_Goal_
Lines containing the word "code" should be extracted in full.

_Provided records_
** begin **

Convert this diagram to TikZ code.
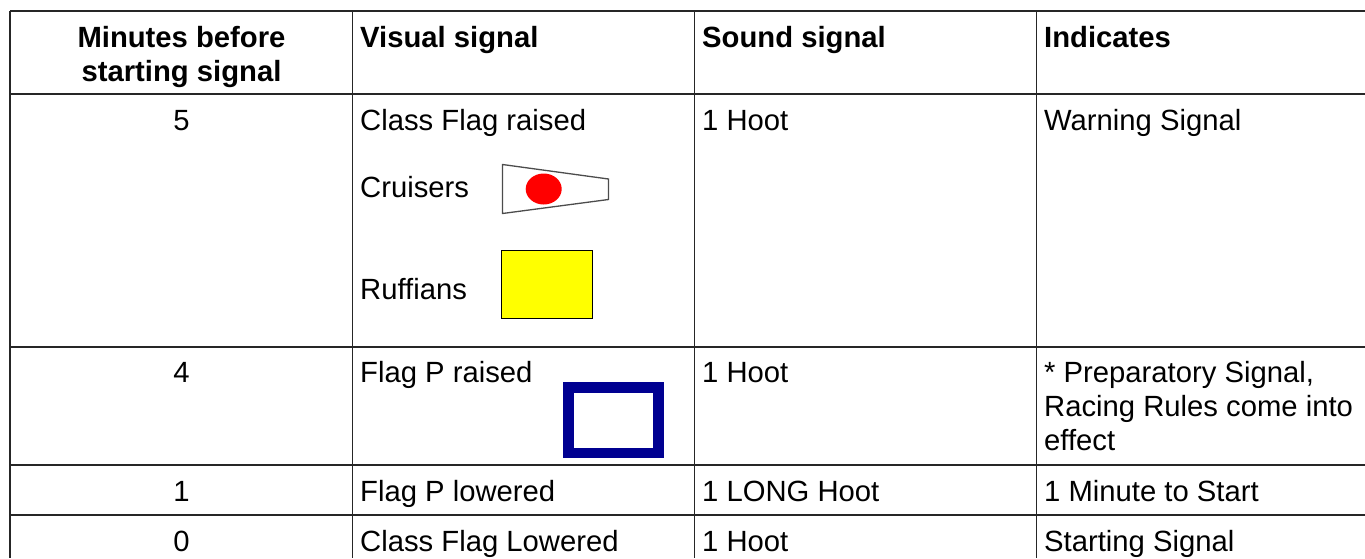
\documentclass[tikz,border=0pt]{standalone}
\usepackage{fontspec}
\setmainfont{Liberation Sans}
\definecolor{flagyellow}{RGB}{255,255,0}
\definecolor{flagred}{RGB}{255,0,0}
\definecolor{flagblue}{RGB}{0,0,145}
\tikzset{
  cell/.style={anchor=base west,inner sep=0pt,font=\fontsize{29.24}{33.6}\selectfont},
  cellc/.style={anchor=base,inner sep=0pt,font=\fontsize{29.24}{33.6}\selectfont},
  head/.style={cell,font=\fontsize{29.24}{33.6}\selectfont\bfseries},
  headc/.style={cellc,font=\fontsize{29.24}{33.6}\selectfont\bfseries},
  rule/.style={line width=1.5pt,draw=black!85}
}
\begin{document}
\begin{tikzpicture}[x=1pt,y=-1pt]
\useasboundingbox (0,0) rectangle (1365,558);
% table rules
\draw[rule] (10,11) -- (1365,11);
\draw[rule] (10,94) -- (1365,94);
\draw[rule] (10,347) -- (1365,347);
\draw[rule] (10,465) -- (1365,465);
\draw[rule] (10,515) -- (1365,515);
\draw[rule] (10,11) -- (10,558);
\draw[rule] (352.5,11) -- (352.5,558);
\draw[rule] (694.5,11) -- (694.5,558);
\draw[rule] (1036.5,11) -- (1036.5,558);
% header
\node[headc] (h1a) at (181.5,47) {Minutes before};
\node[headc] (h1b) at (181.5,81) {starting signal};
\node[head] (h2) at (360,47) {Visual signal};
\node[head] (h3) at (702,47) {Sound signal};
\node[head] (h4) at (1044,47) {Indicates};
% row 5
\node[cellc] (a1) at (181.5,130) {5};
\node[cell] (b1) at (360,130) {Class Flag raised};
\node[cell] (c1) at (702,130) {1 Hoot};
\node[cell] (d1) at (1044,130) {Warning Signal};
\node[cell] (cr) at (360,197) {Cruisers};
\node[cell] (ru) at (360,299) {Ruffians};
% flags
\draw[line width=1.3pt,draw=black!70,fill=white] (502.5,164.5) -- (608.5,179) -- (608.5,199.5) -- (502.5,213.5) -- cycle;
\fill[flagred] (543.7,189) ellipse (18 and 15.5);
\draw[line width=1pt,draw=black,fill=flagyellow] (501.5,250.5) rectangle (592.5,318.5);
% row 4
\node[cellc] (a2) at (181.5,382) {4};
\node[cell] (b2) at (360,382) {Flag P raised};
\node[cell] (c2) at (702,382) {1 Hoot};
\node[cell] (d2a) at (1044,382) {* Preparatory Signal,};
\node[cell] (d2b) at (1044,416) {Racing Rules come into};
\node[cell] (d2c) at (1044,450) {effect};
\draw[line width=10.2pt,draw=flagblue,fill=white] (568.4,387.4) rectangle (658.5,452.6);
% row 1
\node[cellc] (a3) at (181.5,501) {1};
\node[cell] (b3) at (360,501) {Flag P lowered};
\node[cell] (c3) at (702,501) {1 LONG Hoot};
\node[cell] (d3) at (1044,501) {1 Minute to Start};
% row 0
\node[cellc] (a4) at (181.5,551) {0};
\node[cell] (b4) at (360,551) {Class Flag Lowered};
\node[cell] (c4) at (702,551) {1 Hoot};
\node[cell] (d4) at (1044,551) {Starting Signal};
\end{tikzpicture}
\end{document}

** end **
** begin **

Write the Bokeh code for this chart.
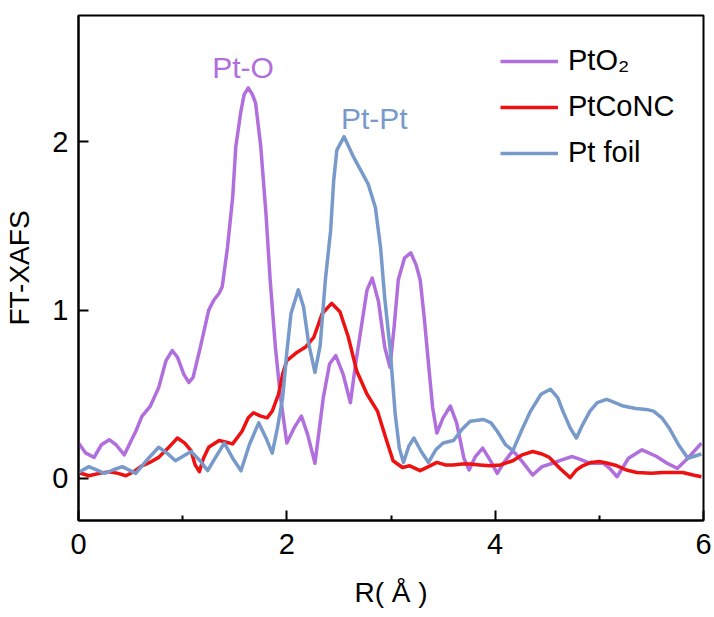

** end **
** begin **

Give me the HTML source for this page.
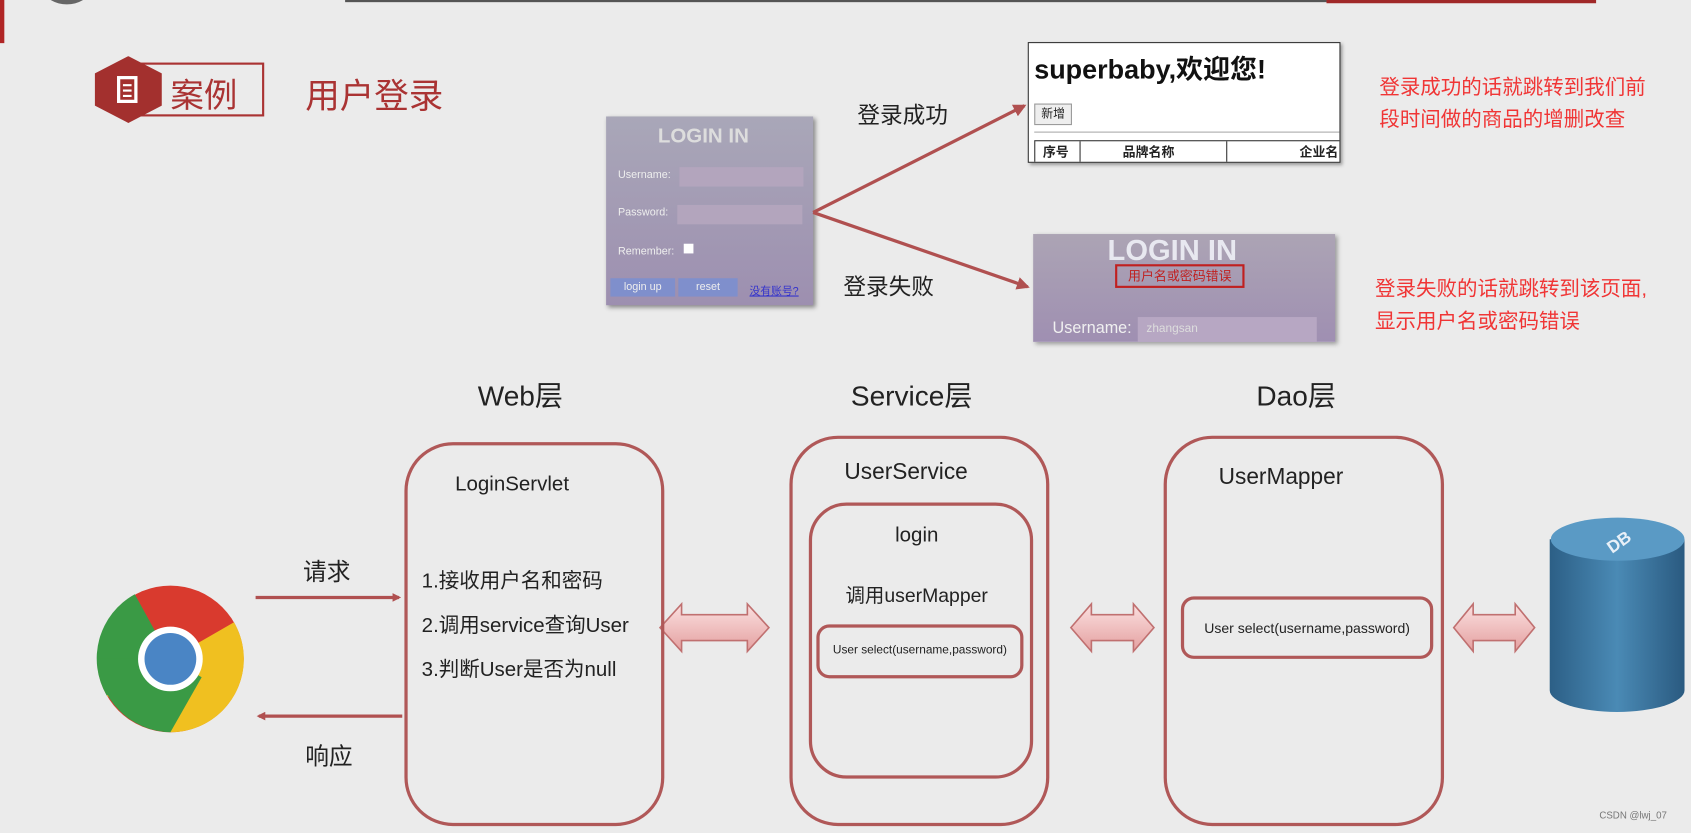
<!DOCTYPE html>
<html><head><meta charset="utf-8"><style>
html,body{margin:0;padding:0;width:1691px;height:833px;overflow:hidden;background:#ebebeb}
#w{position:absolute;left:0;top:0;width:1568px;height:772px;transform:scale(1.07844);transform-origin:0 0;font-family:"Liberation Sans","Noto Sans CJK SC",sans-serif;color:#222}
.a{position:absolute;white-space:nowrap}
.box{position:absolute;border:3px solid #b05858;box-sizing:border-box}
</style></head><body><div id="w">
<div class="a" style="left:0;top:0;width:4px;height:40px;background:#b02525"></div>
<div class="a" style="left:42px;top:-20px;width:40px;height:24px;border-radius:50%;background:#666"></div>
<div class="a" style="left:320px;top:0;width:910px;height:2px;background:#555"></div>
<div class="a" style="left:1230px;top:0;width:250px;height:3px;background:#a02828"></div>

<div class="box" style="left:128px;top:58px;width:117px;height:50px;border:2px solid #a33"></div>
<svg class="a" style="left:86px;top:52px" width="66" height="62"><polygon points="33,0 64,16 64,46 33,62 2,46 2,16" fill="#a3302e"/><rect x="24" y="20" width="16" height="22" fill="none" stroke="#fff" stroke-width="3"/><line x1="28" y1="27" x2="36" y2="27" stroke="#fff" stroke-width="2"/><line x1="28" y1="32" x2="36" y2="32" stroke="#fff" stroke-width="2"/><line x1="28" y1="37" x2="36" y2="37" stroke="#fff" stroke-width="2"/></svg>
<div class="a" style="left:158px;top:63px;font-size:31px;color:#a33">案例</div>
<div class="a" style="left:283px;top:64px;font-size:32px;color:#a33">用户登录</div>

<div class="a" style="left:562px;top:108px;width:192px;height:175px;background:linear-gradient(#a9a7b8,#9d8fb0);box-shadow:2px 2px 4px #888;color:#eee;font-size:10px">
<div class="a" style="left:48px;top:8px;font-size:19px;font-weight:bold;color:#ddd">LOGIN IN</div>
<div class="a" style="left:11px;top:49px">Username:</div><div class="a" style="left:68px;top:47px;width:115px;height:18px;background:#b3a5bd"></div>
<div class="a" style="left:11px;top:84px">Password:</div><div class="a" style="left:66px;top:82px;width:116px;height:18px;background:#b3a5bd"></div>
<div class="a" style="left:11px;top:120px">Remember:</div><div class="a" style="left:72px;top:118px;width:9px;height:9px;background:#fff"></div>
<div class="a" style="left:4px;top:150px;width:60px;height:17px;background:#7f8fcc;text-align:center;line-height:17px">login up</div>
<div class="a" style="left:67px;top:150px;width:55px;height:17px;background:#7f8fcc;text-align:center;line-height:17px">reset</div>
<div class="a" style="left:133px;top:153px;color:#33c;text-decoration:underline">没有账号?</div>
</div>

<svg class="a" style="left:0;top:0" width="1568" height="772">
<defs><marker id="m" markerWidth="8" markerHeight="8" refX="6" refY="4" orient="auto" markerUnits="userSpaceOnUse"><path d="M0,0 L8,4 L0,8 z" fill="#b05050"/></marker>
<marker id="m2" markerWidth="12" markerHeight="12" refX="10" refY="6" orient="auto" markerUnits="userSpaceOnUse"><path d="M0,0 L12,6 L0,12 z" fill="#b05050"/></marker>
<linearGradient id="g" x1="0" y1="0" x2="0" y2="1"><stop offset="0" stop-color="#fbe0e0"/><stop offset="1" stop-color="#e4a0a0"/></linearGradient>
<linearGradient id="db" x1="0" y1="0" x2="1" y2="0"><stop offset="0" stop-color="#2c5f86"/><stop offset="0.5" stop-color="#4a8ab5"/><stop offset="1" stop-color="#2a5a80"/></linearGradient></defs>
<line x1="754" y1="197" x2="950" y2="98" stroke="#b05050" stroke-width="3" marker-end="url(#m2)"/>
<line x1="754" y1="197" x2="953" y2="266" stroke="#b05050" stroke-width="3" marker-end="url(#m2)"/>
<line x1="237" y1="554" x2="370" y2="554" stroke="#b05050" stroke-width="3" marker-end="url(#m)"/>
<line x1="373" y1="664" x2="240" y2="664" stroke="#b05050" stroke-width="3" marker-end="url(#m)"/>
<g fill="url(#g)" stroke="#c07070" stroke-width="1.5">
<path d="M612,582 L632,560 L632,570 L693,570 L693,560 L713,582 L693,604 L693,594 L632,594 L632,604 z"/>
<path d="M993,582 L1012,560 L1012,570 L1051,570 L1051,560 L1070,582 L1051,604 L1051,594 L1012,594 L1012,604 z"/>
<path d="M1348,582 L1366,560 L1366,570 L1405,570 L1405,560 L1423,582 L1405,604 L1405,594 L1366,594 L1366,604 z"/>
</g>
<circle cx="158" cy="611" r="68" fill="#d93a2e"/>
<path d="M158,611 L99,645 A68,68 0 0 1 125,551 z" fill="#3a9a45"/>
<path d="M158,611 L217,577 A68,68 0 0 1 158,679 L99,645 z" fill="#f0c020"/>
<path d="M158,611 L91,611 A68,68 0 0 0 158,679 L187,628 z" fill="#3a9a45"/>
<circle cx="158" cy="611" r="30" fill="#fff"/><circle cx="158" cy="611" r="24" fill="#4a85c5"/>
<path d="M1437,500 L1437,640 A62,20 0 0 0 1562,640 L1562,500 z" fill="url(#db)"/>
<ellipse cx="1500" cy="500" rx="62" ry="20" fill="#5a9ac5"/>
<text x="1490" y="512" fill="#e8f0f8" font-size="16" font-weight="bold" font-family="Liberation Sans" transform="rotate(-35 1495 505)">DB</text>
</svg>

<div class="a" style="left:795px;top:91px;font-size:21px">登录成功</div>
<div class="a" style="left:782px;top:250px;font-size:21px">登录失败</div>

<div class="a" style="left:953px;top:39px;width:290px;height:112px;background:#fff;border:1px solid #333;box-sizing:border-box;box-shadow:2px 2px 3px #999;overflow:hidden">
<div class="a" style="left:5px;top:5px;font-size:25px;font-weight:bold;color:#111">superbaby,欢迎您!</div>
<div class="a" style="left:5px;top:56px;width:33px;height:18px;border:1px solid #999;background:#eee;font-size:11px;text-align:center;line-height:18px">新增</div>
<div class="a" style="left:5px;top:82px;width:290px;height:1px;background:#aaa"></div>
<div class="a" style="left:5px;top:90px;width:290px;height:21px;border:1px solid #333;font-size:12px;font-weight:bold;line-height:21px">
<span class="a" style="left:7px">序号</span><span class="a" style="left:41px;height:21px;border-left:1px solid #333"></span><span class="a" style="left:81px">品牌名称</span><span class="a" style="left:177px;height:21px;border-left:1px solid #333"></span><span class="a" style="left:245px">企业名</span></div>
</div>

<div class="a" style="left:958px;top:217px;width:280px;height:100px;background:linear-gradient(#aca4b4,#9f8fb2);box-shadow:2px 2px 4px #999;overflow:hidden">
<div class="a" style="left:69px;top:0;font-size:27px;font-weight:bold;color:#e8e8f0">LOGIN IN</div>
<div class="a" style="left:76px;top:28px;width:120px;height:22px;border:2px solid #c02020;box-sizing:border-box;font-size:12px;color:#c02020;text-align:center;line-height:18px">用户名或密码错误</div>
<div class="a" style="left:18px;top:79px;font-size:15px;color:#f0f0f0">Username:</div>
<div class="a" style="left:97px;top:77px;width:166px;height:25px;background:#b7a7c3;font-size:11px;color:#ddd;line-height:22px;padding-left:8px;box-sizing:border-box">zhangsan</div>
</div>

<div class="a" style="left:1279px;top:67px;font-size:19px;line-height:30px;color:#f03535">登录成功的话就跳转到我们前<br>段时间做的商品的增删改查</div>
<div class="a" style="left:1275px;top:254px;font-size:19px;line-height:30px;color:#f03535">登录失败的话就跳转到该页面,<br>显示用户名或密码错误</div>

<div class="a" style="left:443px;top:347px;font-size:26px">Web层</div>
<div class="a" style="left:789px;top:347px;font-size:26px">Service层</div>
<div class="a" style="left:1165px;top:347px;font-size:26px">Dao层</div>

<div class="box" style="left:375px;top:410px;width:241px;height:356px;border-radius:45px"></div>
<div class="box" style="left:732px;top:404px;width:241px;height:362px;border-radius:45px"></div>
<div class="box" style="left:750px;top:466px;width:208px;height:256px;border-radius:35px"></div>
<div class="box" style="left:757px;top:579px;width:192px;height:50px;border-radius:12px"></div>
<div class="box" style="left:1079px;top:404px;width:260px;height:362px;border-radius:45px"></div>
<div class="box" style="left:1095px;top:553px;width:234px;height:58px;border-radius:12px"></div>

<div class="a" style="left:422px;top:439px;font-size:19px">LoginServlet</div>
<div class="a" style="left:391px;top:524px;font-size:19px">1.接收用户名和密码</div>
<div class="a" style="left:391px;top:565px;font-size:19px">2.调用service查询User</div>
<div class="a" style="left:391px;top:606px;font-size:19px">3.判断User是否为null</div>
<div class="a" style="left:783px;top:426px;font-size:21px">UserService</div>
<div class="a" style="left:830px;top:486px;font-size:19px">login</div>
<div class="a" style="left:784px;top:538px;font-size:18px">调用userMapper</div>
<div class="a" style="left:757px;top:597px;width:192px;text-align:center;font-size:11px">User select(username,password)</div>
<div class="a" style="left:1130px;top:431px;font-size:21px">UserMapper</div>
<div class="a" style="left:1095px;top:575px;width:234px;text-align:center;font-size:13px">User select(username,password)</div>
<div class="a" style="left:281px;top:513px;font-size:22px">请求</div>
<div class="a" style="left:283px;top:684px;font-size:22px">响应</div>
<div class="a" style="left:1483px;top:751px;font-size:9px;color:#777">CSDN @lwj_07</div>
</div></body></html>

** end **

_Finished answer_
Convert this diagram to TikZ code.
Write the Bokeh code for this chart.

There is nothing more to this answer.